Routledge – 2014 – 212 pages
Series: The New Critical Idiom
In a time when millions travel around the planet; some by choice, some driven by economic or political exile, translation of the written and spoken word is of ever increasing importance. This guide presents readers with an accessible and engaging introduction to the valuable position translation holds within literature and society.
Leading translation theorist, Susan Bassnett traces the history of translation, examining the ways translation is currently utilised as a burgeoning interdisciplinary activity and considers more recent research into developing technologies and new media forms.

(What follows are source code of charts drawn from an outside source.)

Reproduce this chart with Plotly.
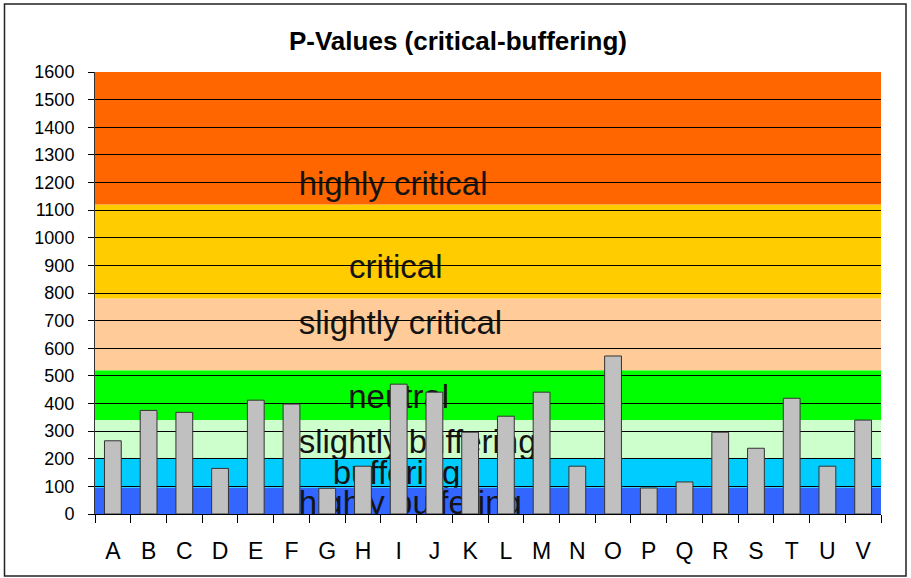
import plotly.graph_objects as go

# ---------------- data ----------------
categories = list("ABCDEFGHIJKLMNOPQRSTUV")
p_values = [265, 375, 368, 165, 412, 398, 93, 173, 470, 441, 296,
            354, 441, 173, 572, 94, 116, 296, 238, 419, 173, 340]

band_labels = ["highly buffering", "buffering", "slightly buffering", "neutral",
               "slightly critical", "critical", "highly critical"]
band_edges = [0, 95, 200, 340, 520, 780, 1120, 1600]
y_ticks = list(range(0, 1601, 100))

# ---------------- styles / placement ----------------
band_colors = ["#3366FF", "#00CCFF", "#CCFFCC", "#00FF00", "#FFCC99", "#FFCC00", "#FF6600"]
label_x = [5.2, 7.94, 5.2, 8.0, 5.2, 7.92, 5.2]
label_y = [30, 138, 252, 414, 682, 884, 1186]
label_anchor = ["middle right", "middle center", "middle right", "middle center",
                "middle right", "middle center", "middle right"]

W, H = 911, 578
ML, MR, MT, MB = 95, 30, 72, 64
PW, PH = W - ML - MR, H - MT - MB
FONT = "Liberation Sans, Arial, sans-serif"

n = len(categories)
xr = [-0.5, n - 0.5]
ymax = y_ticks[-1]

fig = go.Figure()
# empty trace so the main (axis) subplot exists
fig.add_trace(go.Scatter(x=[], y=[], xaxis="x", yaxis="y", showlegend=False))

layout = {}
# band labels, each on its own subplot clipped to its band
for i, lab in enumerate(band_labels):
    k = i + 2
    lo, hi = band_edges[i], band_edges[i + 1]
    layout[f"xaxis{k}"] = dict(domain=[0, 1], range=xr, visible=False, anchor=f"y{k}",
                               automargin=False)
    layout[f"yaxis{k}"] = dict(domain=[lo / ymax, hi / ymax], range=[lo, hi],
                               visible=False, anchor=f"x{k}", automargin=False)
    fig.add_trace(go.Scatter(
        x=[label_x[i]], y=[label_y[i]], text=[lab], mode="text",
        textposition=label_anchor[i], cliponaxis=True,
        textfont=dict(family=FONT, size=33, color="#141414"),
        hoverinfo="skip", showlegend=False,
        xaxis=f"x{k}", yaxis=f"y{k}"))

# bars on top subplot (with the grid)
kb = len(band_labels) + 2
layout[f"xaxis{kb}"] = dict(domain=[0, 1], range=xr, visible=False, anchor=f"y{kb}",
                            automargin=False)
layout[f"yaxis{kb}"] = dict(domain=[0, 1], range=[0, ymax], tickmode="array",
                            tickvals=y_ticks[1:-1], showgrid=True, gridcolor="black",
                            gridwidth=1, showticklabels=False, ticks="",
                            showline=False, zeroline=False, anchor=f"x{kb}",
                            automargin=False)
fig.add_trace(go.Bar(
    x=list(range(n)), y=p_values, width=0.47,
    marker=dict(color="#C0C0C0", line=dict(color="#333333", width=1)),
    hovertext=categories, showlegend=False,
    xaxis=f"x{kb}", yaxis=f"y{kb}"))

shapes = []
for i in range(len(band_labels)):
    shapes.append(dict(type="rect", xref="x domain", yref="y", x0=0, x1=1,
                       y0=band_edges[i], y1=band_edges[i + 1],
                       fillcolor=band_colors[i], line=dict(width=0), layer="below"))
# outer chart border
bx0, bx1, by0, by1 = 4.5, 906, 4, 576
shapes.append(dict(type="rect", xref="paper", yref="paper",
                   x0=(bx0 - ML) / PW, x1=(bx1 - ML) / PW,
                   y0=(H - MB - by1) / PH, y1=(H - MB - by0) / PH,
                   line=dict(color="#222222", width=1.5), fillcolor="rgba(0,0,0,0)",
                   layer="above"))

fig.update_layout(
    width=W, height=H,
    margin=dict(l=ML, r=MR, t=MT, b=MB, pad=0, autoexpand=False),
    paper_bgcolor="white", plot_bgcolor="rgba(0,0,0,0)",
    font=dict(family=FONT, color="black"),
    showlegend=False,
    title=dict(text="<b>P-Values (critical-buffering)</b>", x=458 / W, xanchor="center",
               y=1 - 41 / H, yanchor="middle", yref="container", automargin=False,
               font=dict(family=FONT, size=26, color="black")),
    xaxis=dict(range=xr, tickmode="array", tickvals=list(range(n)), ticktext=categories,
               ticks="", showline=True, linecolor="black", linewidth=1,
               showgrid=False, zeroline=False, tickfont=dict(size=23, color="black"),
               ticklabelstandoff=16, anchor="y", automargin=False,
               minor=dict(ticks="outside", ticklen=8, tickcolor="black", tickwidth=1,
                          tick0=-0.5, dtick=1, showgrid=False)),
    yaxis=dict(range=[0, ymax], tickmode="array", tickvals=y_ticks,
               ticks="outside", ticklen=6, tickcolor="black", tickwidth=1,
               showline=True, linecolor="#333333", linewidth=1,
               showgrid=False, zeroline=False, tickfont=dict(size=18, color="black"),
               ticklabelstandoff=10, anchor="x", automargin=False),
    shapes=shapes,
    **layout,
)

fig.write_html("out.html",
               config={"displayModeBar": False},
               post_script="document.body.style.margin='0';"
                           "document.body.style.overflow='hidden';")
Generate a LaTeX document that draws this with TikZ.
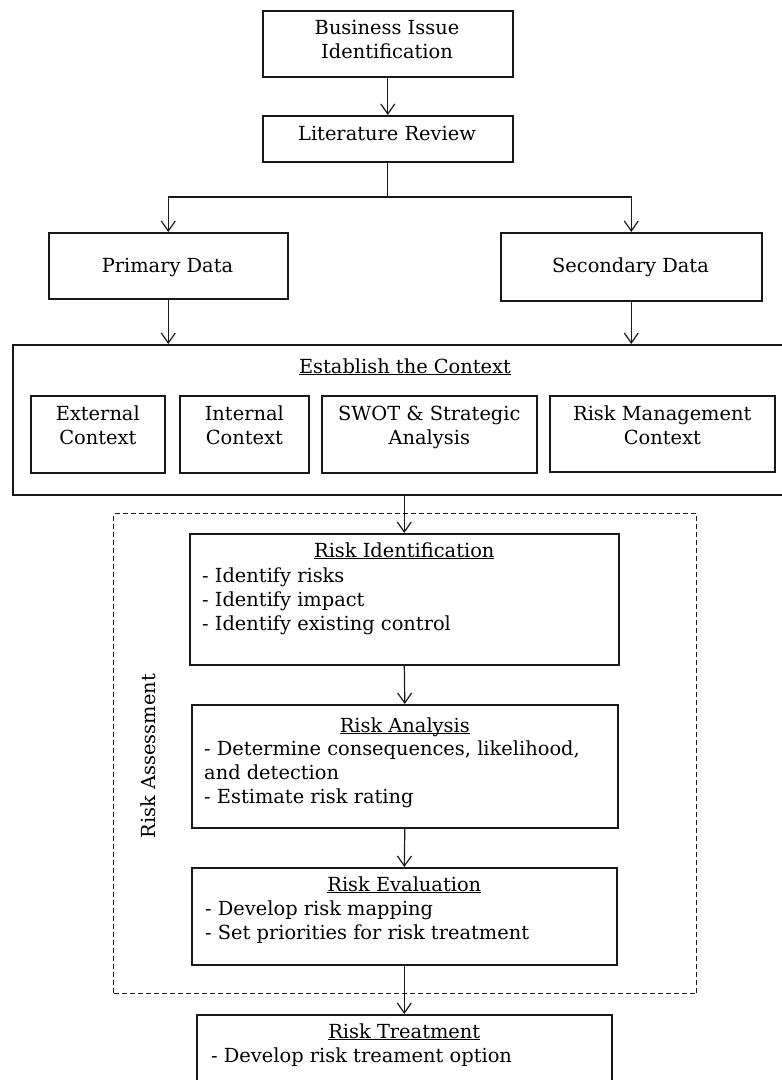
\documentclass[tikz,border=0pt]{standalone}
\usepackage{fontspec}
\setmainfont{DejaVu Serif}
\usetikzlibrary{arrows.meta}
\newcommand\uln[1]{$\underline{\smash{\hbox{#1}}}$}
\begin{document}
\begin{tikzpicture}[x=1pt,y=-1pt,
  font=\fontsize{19.4}{24}\selectfont,
  box/.style={draw=black!90, line width=1.6pt, inner sep=0, anchor=north west},
  dbox/.style={draw=black!90, line width=1.2pt, dash pattern=on 5pt off 3pt, inner sep=0, anchor=north west},
  link/.style={draw=black!90, line width=1.2pt},
  arr/.style={link, -{Straight Barb[length=10pt,width=14pt,line width=1.2pt]}},
  ctext/.style={inner sep=0, anchor=north, align=center, text=black},
  ltext/.style={inner sep=0, anchor=north west, align=left, text=black},
  ttext/.style={inner sep=0, anchor=base, text=black},
]
\useasboundingbox (0,0) rectangle (782,1080);
\fill[white] (0,0) rectangle (782,1080);

% top
\node[box, minimum width=250, minimum height=66] (bus) at (262,10) {};
\node[ctext] (bust) at (387,17.2) {\strut Business Issue\\Identification};
\node[box, minimum width=250, minimum height=46] (lit) at (262,115) {};
\node[ttext] (litt) at (387,140) {Literature Review};
\draw[arr] (bus.south) -- (lit.north);

% data
\node[box, minimum width=239, minimum height=66] (prim) at (48,232) {};
\node[ttext] (primt) at (167.5,272) {Primary Data};
\node[box, minimum width=261, minimum height=68] (sec) at (500,232) {};
\node[ttext] (sect) at (630.5,272) {Secondary Data};
\coordinate (j) at (lit.south |- 0,197);
\draw[link] (lit.south) -- (j);
\draw[arr] (j) -| (prim.north);
\draw[arr] (j) -| (sec.north);

% context
\node[box, minimum width=773, minimum height=150] (ctx) at (12,344) {};
\node[ttext] (ctxt) at (405,373) {\uln{Establish the Context}};
\draw[arr] (prim.south) -- (prim.south |- ctx.north);
\draw[arr] (sec.south) -- (sec.south |- ctx.north);

\node[box, minimum width=134, minimum height=77] (ext) at (30,395) {};
\node[ctext] (extt) at (ext.north |- 0,403.2) {\strut External\\Context};
\node[box, minimum width=129, minimum height=77] (int) at (179,395) {};
\node[ctext] (intt) at (int.north |- 0,403.2) {\strut Internal\\Context};
\node[box, minimum width=215, minimum height=77] (swot) at (321,395) {};
\node[ctext] (swott) at (swot.north |- 0,403.2) {\strut SWOT \& Strategic\\Analysis};
\node[box, minimum width=225, minimum height=76] (rmc) at (549,395) {};
\node[ctext] (rmct) at (rmc.north |- 0,403.2) {\strut Risk Management\\Context};

% risk assessment
\node[dbox, minimum width=583, minimum height=480] (assess) at (113,513) {};
\node[inner sep=0, rotate=90, text=black] (assesst) at (148,756) {Risk Assessment};

\node[box, minimum width=429, minimum height=131] (ri) at (189,533) {};
\node[ttext] (rit) at (ri.north |- 0,557) {\uln{Risk Identification}};
\node[ltext] (ril) at (202,565.2) {\strut- Identify risks\\- Identify impact\\- Identify existing control};
\draw[arr] (ri.north |- ctx.south) -- (ri.north);

\node[box, minimum width=426, minimum height=123] (ra) at (191,704) {};
\node[ttext] (rat) at (ra.north |- 0,732) {\uln{Risk Analysis}};
\node[ltext] (ral) at (204,738.2) {\strut- Determine consequences, likelihood,\\and detection\\- Estimate risk rating};
\draw[arr] (ri.south) -- (ra.north);

\node[box, minimum width=425, minimum height=97] (re) at (191,867) {};
\node[ttext] (ret) at (re.north |- 0,891) {\uln{Risk Evaluation}};
\node[ltext] (rel) at (205,898.2) {\strut- Develop risk mapping\\- Set priorities for risk treatment};
\draw[arr] (ra.south) -- (re.north);

\node[box, minimum width=415, minimum height=80] (rt) at (196,1014) {};
\node[ttext] (rtt) at (rt.north |- 0,1038) {\uln{Risk Treatment}};
\node[ltext] (rtl) at (211,1045.2) {\strut- Develop risk treament option};
\draw[arr] (re.south) -- (rt.north);
\end{tikzpicture}
\end{document}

Translation displays the importance of translation across disciplines, and is essential reading for students and scholars of translation, literary studies, globalisation studies, and ancient and modern languages.
1. Introduction 2. Discourse of invisibility 3. From equivalence to cultural relativism 4. Cultural translation 5. Post-colonial translation 6. Translation and globalisation 7. The traveller as translator 8. Theorising rewriting 9. Conclusion: The Limits of translatability
Susan Bassnett is Professor of Comparative Literature at the University of Warwick. She has published extensively on translation, and her best known books include Translation Studies (4th ed, 2013); Reflections on Translation (2011); Constructing Cultures , written with Andre Lefevere (1996) and Post-Colonial Translation co-edited with Harish Trivedi (1999). She translates from several languages and lectures on aspects of translation all over the world.